I suffer from severe tokophobia (as well as a long history of anxiety and depression) and I have ended up with days long anxiety attacks, not sleeping or eating for days at a time and self-harming, needing to see the crisis team at A&E just at the thought of giving birth.
My partner and I are at the point where we need to make a decision about having children, even if that's gonna be a few years down the line and it has sent me into overdrive.
I need to know if having a planned C-section due to this problem is possible. I 100% understand the risks but the benefit to me is that I a) wouldn't spend 9 months self-harming beforehand and b) might actually have the mental capacity to care for a child afterwards!
Is this even possible on the NHS? NICE guidelines would suggest so but obviously hospitals often cannot implement them in practice due to resources. Is there a chance they could book me in then cancel it due to an emergency elsewhere and then me be unable to have one?
What would happen if I went into premature labour? Could I still have one?

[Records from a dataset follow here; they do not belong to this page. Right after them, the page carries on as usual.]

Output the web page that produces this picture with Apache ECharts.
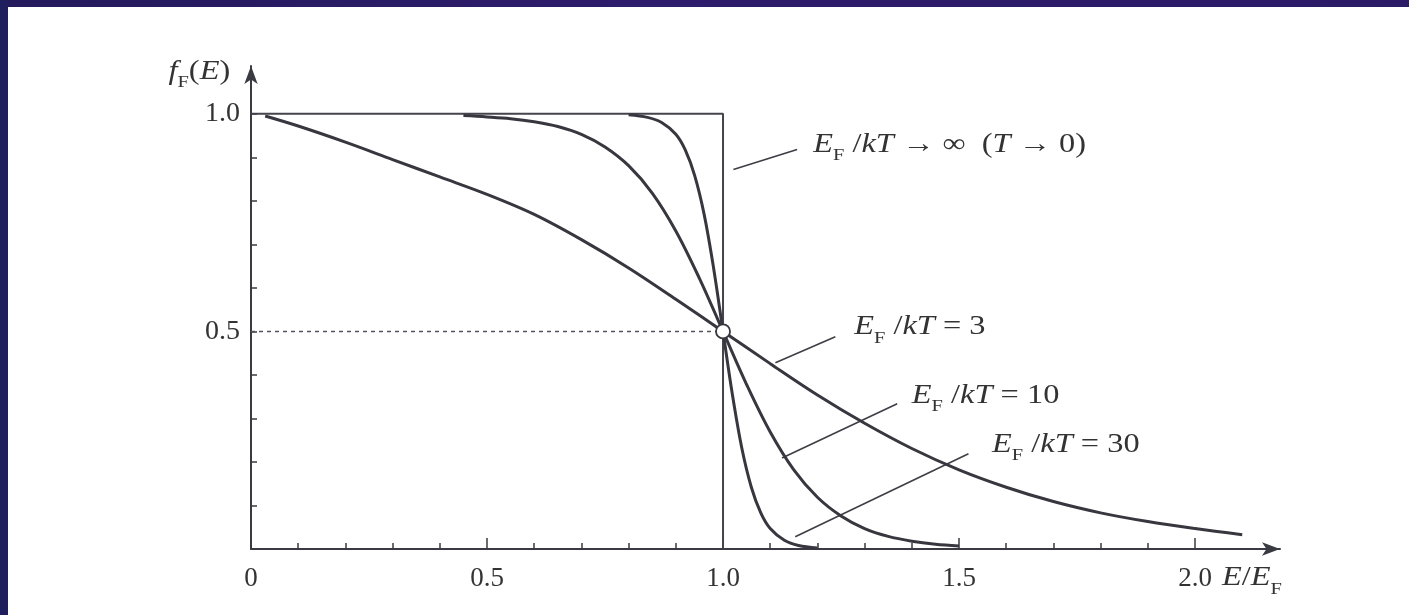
<!DOCTYPE html>
<html>
<head>
<meta charset="utf-8">
<script src="https://cdn.jsdelivr.net/npm/echarts@6/dist/echarts.min.js"></script>
<style>
  html, body { margin: 0; padding: 0; background: #ffffff; }
  #chart { width: 1409px; height: 615px; }
</style>
</head>
<body>
<div id="chart"></div>
<script>
// Fermi–Dirac occupation f_F(E) against E/E_F for several values of E_F/kT

// E_F/kT = 3
const energy3 = [0.03, 0.1, 0.2, 0.3, 0.4, 0.5, 0.6, 0.7, 0.8, 0.9, 1.0, 1.1, 1.2, 1.3, 1.4, 1.5, 1.6, 1.7, 1.8, 1.9, 2.0, 2.1];
const occ3    = [0.995, 0.972, 0.935, 0.895, 0.855, 0.815, 0.769, 0.711, 0.646, 0.574, 0.5, 0.426, 0.354, 0.289, 0.231, 0.182, 0.142, 0.109, 0.083, 0.063, 0.047, 0.033];

// E_F/kT = 10
const energy10 = [0.45, 0.5, 0.55, 0.6, 0.65, 0.7, 0.75, 0.8, 0.85, 0.9, 0.95, 1.0, 1.05, 1.1, 1.15, 1.2, 1.25, 1.3, 1.35, 1.4, 1.45, 1.5];
const occ10    = [0.996, 0.993, 0.989, 0.982, 0.971, 0.953, 0.924, 0.881, 0.818, 0.731, 0.622, 0.5, 0.378, 0.269, 0.182, 0.119, 0.076, 0.047, 0.029, 0.018, 0.011, 0.007];

// E_F/kT = 30
const energy30 = [0.8, 0.84, 0.87, 0.9, 0.92, 0.94, 0.96, 0.98, 1.0, 1.02, 1.04, 1.06, 1.08, 1.1, 1.13, 1.16, 1.2];
const occ30    = [0.998, 0.992, 0.98, 0.953, 0.917, 0.858, 0.769, 0.646, 0.5, 0.354, 0.231, 0.142, 0.083, 0.047, 0.02, 0.008, 0.0025];

// T -> 0 limit: step at E = E_F
const energyStep = [0, 1.0, 1.0];
const occStep    = [1.0, 1.0, 0];

// half-occupation guide and the point where all curves cross
const energyHalf = [0, 1.0];
const occHalf    = [0.5, 0.5];
const crossing   = [1.0, 0.5];

// leader lines from curve to caption: [x0, y0, x1, y1]
const leaderInf = [1.022, 0.872, 1.157, 0.918];
const leader3   = [1.111, 0.428, 1.238, 0.488];
const leader10  = [1.125, 0.209, 1.369, 0.334];
const leader30  = [1.153, 0.028, 1.520, 0.219];

// axis ticks and labels
const xMinorTicks = [0.1, 0.2, 0.3, 0.4, 0.6, 0.7, 0.8, 0.9, 1.1, 1.2, 1.3, 1.4, 1.6, 1.7, 1.8, 1.9];
const xMajorTicks = [0.5, 1.0, 1.5, 2.0];
const xLabelValues = [0, 0.5, 1.0, 1.5, 2.0];
const xLabelTexts  = ['0', '0.5', '1.0', '1.5', '2.0'];
const yTicks = [0.1, 0.2, 0.3, 0.4, 0.5, 0.6, 0.7, 0.8, 0.9, 1.0];
const yLabelValues = [0.5, 1.0];
const yLabelTexts  = ['0.5', '1.0'];

const zip = (xs, ys) => xs.map((x, i) => [x, ys[i]]);
const seg = (s) => [[s[0], s[1]], [s[2], s[3]]];

const INK = '#38373f';
const SERIF = '"Liberation Serif", "DejaVu Serif", serif';
const X_MAX = 2.18, Y_MAX = 1.11;

const labelFor = (values, texts) => (v) => {
  const i = values.findIndex(t => Math.abs(t - v) < 1e-6);
  return i >= 0 ? texts[i] : '';
};

const chart = echarts.init(document.getElementById('chart'), null, { renderer: 'canvas' });

const curve = (data) => ({
  type: 'line', data, showSymbol: false, smooth: 0.35,
  lineStyle: { color: INK, width: 3 }, silent: true, z: 3
});
const plain = (data, style) => ({
  type: 'line', data, showSymbol: false, lineStyle: style, silent: true, z: 2
});

chart.setOption({
  animation: false,
  backgroundColor: '#ffffff',
  grid: { left: 251, right: 129, top: 66, bottom: 66, containLabel: false },
  xAxis: [
    {
      type: 'value', min: 0, max: X_MAX, position: 'bottom',
      axisLine: { show: true, lineStyle: { color: '#3a3a42', width: 2 }, symbol: ['none', 'arrow'], symbolSize: [10, 18] },
      axisTick: { show: true, inside: true, length: 6, customValues: xMinorTicks, lineStyle: { color: '#3a3a42', width: 1.5 } },
      axisLabel: {
        show: true, customValues: xLabelValues, formatter: labelFor(xLabelValues, xLabelTexts),
        margin: 16, fontFamily: SERIF, fontSize: 27, color: '#333'
      },
      splitLine: { show: false }
    },
    {
      type: 'value', min: 0, max: X_MAX, position: 'bottom',
      axisLine: { show: false },
      axisTick: { show: true, inside: true, length: 11, customValues: xMajorTicks, lineStyle: { color: '#3a3a42', width: 1.5 } },
      axisLabel: { show: false },
      splitLine: { show: false }
    }
  ],
  yAxis: {
    type: 'value', min: 0, max: Y_MAX,
    axisLine: { show: true, lineStyle: { color: '#3a3a42', width: 2 }, symbol: ['none', 'arrow'], symbolSize: [10, 18] },
    axisTick: { show: true, inside: true, length: 6, customValues: yTicks, lineStyle: { color: '#3a3a42', width: 1.5 } },
    axisLabel: {
      show: true, customValues: yLabelValues, formatter: labelFor(yLabelValues, yLabelTexts),
      margin: 11, fontFamily: SERIF, fontSize: 28, color: '#333'
    },
    splitLine: { show: false }
  },
  series: [
    plain(zip(energyStep, occStep), { color: '#45444c', width: 2 }),
    plain(zip(energyHalf, occHalf), { color: '#55545c', width: 1.6, type: [4, 4] }),
    curve(zip(energy3, occ3)),
    curve(zip(energy10, occ10)),
    curve(zip(energy30, occ30)),
    plain(seg(leaderInf), { color: '#3f3e46', width: 1.6 }),
    plain(seg(leader3),   { color: '#3f3e46', width: 1.6 }),
    plain(seg(leader10),  { color: '#3f3e46', width: 1.6 }),
    plain(seg(leader30),  { color: '#3f3e46', width: 1.6 }),
    {
      type: 'scatter', data: [crossing], symbol: 'circle', symbolSize: 14, silent: true, z: 6,
      itemStyle: { color: '#ffffff', opacity: 1, borderColor: '#38373f', borderWidth: 1.8 }
    }
  ]
});

// captions, placed at data coordinates
const rich = {
  i: { fontFamily: SERIF, fontStyle: 'italic', fontSize: 27, fill: '#333' },
  r: { fontFamily: SERIF, fontSize: 27, fill: '#333' },
  s: { fontFamily: SERIF, fontSize: 17, fill: '#333', padding: [22, 0, 0, 0] }
};
const captions = [
  { at: [1.191, 0.929], align: 'left',  text: '{i|E}{s|F}{r| /}{i|kT}{r| → ∞  (}{i|T}{r| → 0)}' },
  { at: [1.278, 0.510], align: 'left',  text: '{i|E}{s|F}{r| /}{i|kT}{r| = 3}' },
  { at: [1.400, 0.352], align: 'left',  text: '{i|E}{s|F}{r| /}{i|kT}{r| = 10}' },
  { at: [1.570, 0.239], align: 'left',  text: '{i|E}{s|F}{r| /}{i|kT}{r| = 30}' },
  { at: [-0.044, 1.097], align: 'right', text: '{i|f}{s|F}{r|(}{i|E}{r|)}' },
  { at: [2.057, -0.067], align: 'left',  text: '{i|E}{r|/}{i|E}{s|F}' }
];

const graphic = [
  {
    type: 'rect', silent: true, z: 20,
    shape: { x: 0, y: 0, width: 1409, height: 7 },
    style: { fill: new echarts.graphic.LinearGradient(0, 0, 1, 0, [
      { offset: 0, color: '#241a5c' }, { offset: 0.45, color: '#2e1c6c' }, { offset: 1, color: '#2b1a66' }
    ]) }
  },
  {
    type: 'rect', silent: true, z: 20,
    shape: { x: 0, y: 0, width: 8, height: 615 },
    style: { fill: '#1f1f5e' }
  }
];
captions.forEach(c => {
  const p = chart.convertToPixel({ gridIndex: 0 }, c.at);
  graphic.push({
    type: 'text', x: p[0], y: p[1], scaleX: 1.2, silent: true, z: 10,
    style: { text: c.text, rich, align: c.align, verticalAlign: 'middle' }
  });
});
chart.setOption({ graphic });
</script>
</body>
</html>
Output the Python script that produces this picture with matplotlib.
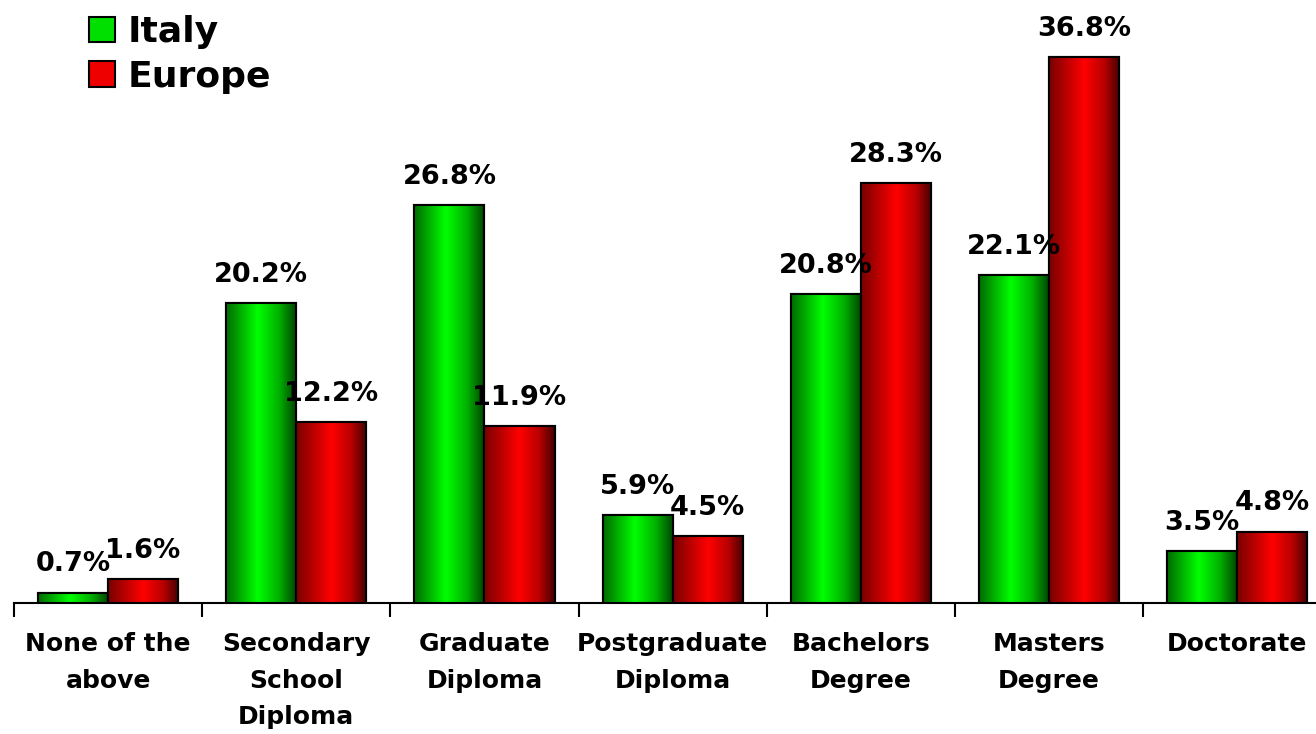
import numpy as np
import matplotlib
matplotlib.use("Agg")
import matplotlib.pyplot as plt
from matplotlib.colors import LinearSegmentedColormap
from matplotlib.patches import Rectangle

categories = ["None of the\nabove", "Secondary\nSchool\nDiploma", "Graduate\nDiploma",
              "Postgraduate\nDiploma", "Bachelors\nDegree", "Masters\nDegree", "Doctorate"]
italy = [0.7, 20.2, 26.8, 5.9, 20.8, 22.1, 3.5]
europe = [1.6, 12.2, 11.9, 4.5, 28.3, 36.8, 4.8]
series_names = ["Italy", "Europe"]

plt.rcParams['font.family'] = ['DejaVu Sans']
fig = plt.figure(figsize=(13.16, 7.34), dpi=100)
W, H = 1316, 734
ax = fig.add_axes([14 / W, (734 - 603) / H, 7 * 188.2 / W, 603 / H])

green_cmap = LinearSegmentedColormap.from_list(
    "g", [(0, "#006a00"), (0.45, "#00ff00"), (0.75, "#00b000"), (1, "#004000")])
red_cmap = LinearSegmentedColormap.from_list(
    "r", [(0, "#780000"), (0.5, "#ff0000"), (0.78, "#b80000"), (1, "#420000")])

x = np.arange(len(categories))
bw = 0.372
b1 = ax.bar(x - bw / 2, italy, bw, color="#00dd00", edgecolor="black", linewidth=1.5, zorder=3)
b2 = ax.bar(x + bw / 2, europe, bw, color="#ee0000", edgecolor="black", linewidth=1.5, zorder=3)

grad = np.linspace(0, 1, 256).reshape(1, -1)
for bars, cmap in ((b1, green_cmap), (b2, red_cmap)):
    for p in bars:
        x0, y0 = p.get_x(), p.get_y()
        im = ax.imshow(grad, cmap=cmap, aspect="auto", zorder=3.5,
                       extent=[x0, x0 + p.get_width(), y0, y0 + p.get_height()])
        im.set_clip_path(p)
        edge = Rectangle((x0, y0), p.get_width(), p.get_height(), fill=False,
                         edgecolor="black", linewidth=1.5, zorder=4)
        ax.add_patch(edge)

for bars, vals in ((b1, italy), (b2, europe)):
    for p, v in zip(bars, vals):
        ax.annotate(f"{v:.1f}%", (p.get_x() + p.get_width() / 2, v),
                    xytext=(0, 11), textcoords="offset points",
                    ha="center", va="bottom", fontsize=19.5, fontweight="bold", zorder=5)

ax.set_xlim(-0.5, len(categories) - 0.5)
ax.set_ylim(0, 603 / 14.84)

ax.set_xticks(np.arange(len(categories)) - 0.5)
ax.set_xticklabels([])
ax.tick_params(axis="x", which="major", length=10, width=1.5, direction="out", color="black")
ax.set_xticks(x, minor=True)
ax.set_xticklabels(categories, minor=True, fontsize=18, fontweight="bold", linespacing=1.66)
ax.tick_params(axis="x", which="minor", length=0, pad=21)
for lbl in ax.get_xticklabels(minor=True):
    lbl.set_verticalalignment("top")

ax.set_yticks([])
for s in ("top", "right", "left"):
    ax.spines[s].set_visible(False)
ax.spines["bottom"].set_linewidth(1.5)

handles = [Rectangle((0, 0), 1, 1, facecolor="#00e000", edgecolor="black", linewidth=1.5),
           Rectangle((0, 0), 1, 1, facecolor="#ee0000", edgecolor="black", linewidth=1.5)]
leg = fig.legend(handles, series_names, loc="upper left", bbox_to_anchor=(89 / W, 1 - 15 / H),
                 frameon=False, prop={"size": 26, "weight": "bold"},
                 handlelength=0.72, handleheight=0.72, handletextpad=0.36, labelspacing=0.3,
                 borderaxespad=0, borderpad=0)

fig.savefig("out.png", dpi=100)
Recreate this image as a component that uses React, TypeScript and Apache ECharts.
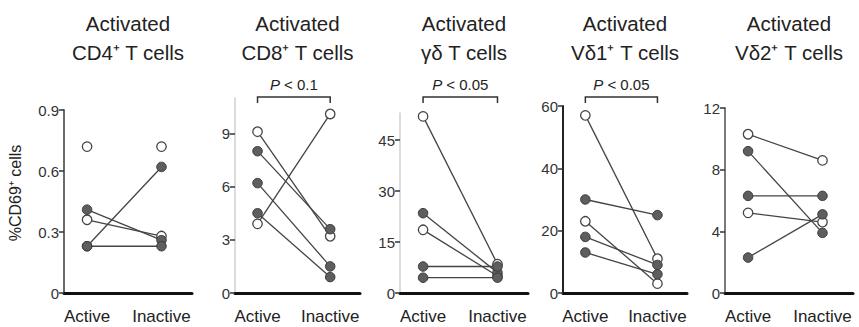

I appreciate I may need to find private care which whilst awful is something I can accept and am prepared for. What are people's experiences with care? Also very important for me to know would be in the event of a premature labour if I couldn't have a C-section, I would need to know for certain that if I need pain relief, whatever level I can have it without a massive fight on my hands and waiting for hours until it's too late for an epidural...I should clarify I have no (well limited!) issue with needing instrumental delivery/emergency C section (obvs)/extra tearing or stitches - strangely those things are all secondary to the thought of being in unimaginable pain for hours with no help if needed. I also understand an epidural means you can still feel the pushing stage and pain there but again, I know I can do anything for say, an hour, just not for hours on end!
Please no judging, I know so many women do this naturally and I admire them so much but I simply cannot, probably the thinking about it is worse but you can't stop your thoughts!
I'm concerned the NHS would say "oh here's some counselling" and on that basis deny me a C-section. I have had a massive amount of counselling in my life already.
Thank you for anyone kind enough to share their experiences, it's massively appreciated!